LTV by feature usage cohort
This query answers one of the most valuable questions a SaaS team can ask: which features correlate with higher lifetime value. It joins Stripe subscription amounts with PostHog feature usage events.
-- LTV by feature usage cohort
SELECT
s.plan_id,
s.amount as monthly_revenue,
count(DISTINCT CASE WHEN e.event = 'feature_used' THEN e.person_id END) as active_users,
avg(s.amount) as avg_ltv
FROM stripe_subscriptions s
JOIN persons p ON s.customer_email = p.properties['$email']
LEFT JOIN events e ON e.person_id = p.id
WHERE e.event = 'feature_used'
GROUP BY 1, 2
The result shows each plan tier, its monthly revenue, the count of distinct users who triggered the feature_used event, and the average lifetime value. You can replace 'feature_used' with any specific event name from your PostHog tracking to isolate individual feature cohorts.

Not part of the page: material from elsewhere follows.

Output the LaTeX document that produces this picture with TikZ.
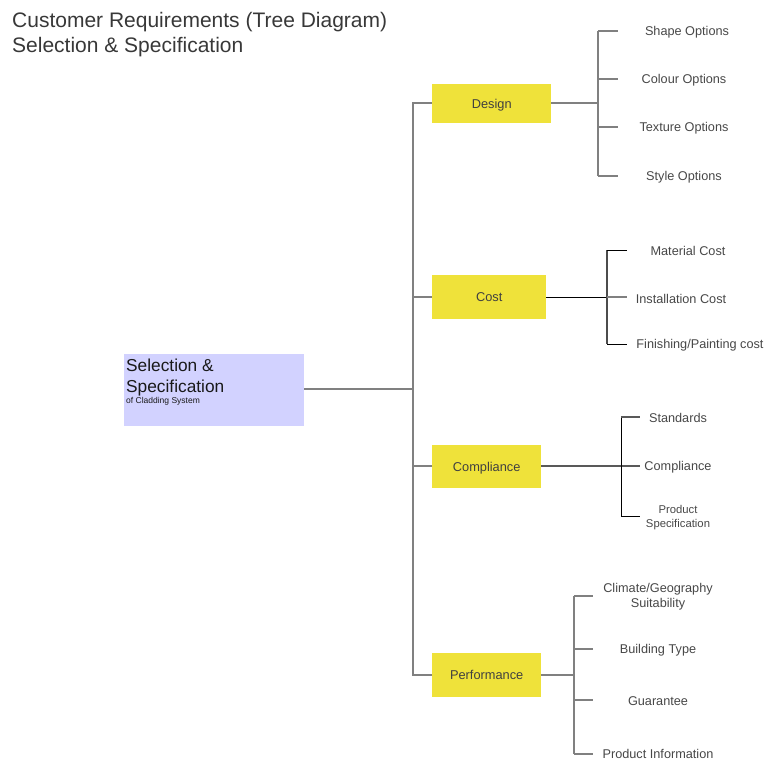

Churn risk by plan type and recent inactivity
This query identifies subscribers who have not triggered any events in the past 14 days, flagging them as potential churn risks before they actually cancel.
-- Churn risk: active subscribers with 14-day inactivity
SELECT
p.properties['$email'] as email,
s.plan_id,
s.amount / 100 as monthly_amount,
max(e.timestamp) as last_activity,
date_diff('day', max(e.timestamp), now()) as days_inactive
FROM stripe_subscriptions s
JOIN persons p ON s.customer_email = p.properties['$email']
LEFT JOIN events e ON e.person_id = p.id
WHERE s.status = 'active'
GROUP BY 1, 2, 3
HAVING days_inactive > 14
ORDER BY 5 DESC
This gives you a ranked list of at-risk accounts with their last known activity date. You can pipe this list into a customer success workflow or trigger automated re-engagement emails through PostHog's actions system.
| Query type | Stripe tables used | PostHog tables used | Business use case |
|---|---|---|---|
| Subscription-person join | stripe_subscriptions | persons, events | Unified customer view for account management |
| MRR by plan | stripe_subscriptions | None required | Monthly revenue reporting and forecasting |
| LTV by feature cohort | stripe_subscriptions | persons, events | Product-led revenue growth strategy |
| Churn risk detection | stripe_subscriptions | persons, events | Proactive customer success intervention |
Each of these queries runs in seconds on a typical PostHog deployment with thousands of synced records. For larger datasets, consider adding date range filters to limit the scan scope and improve query latency.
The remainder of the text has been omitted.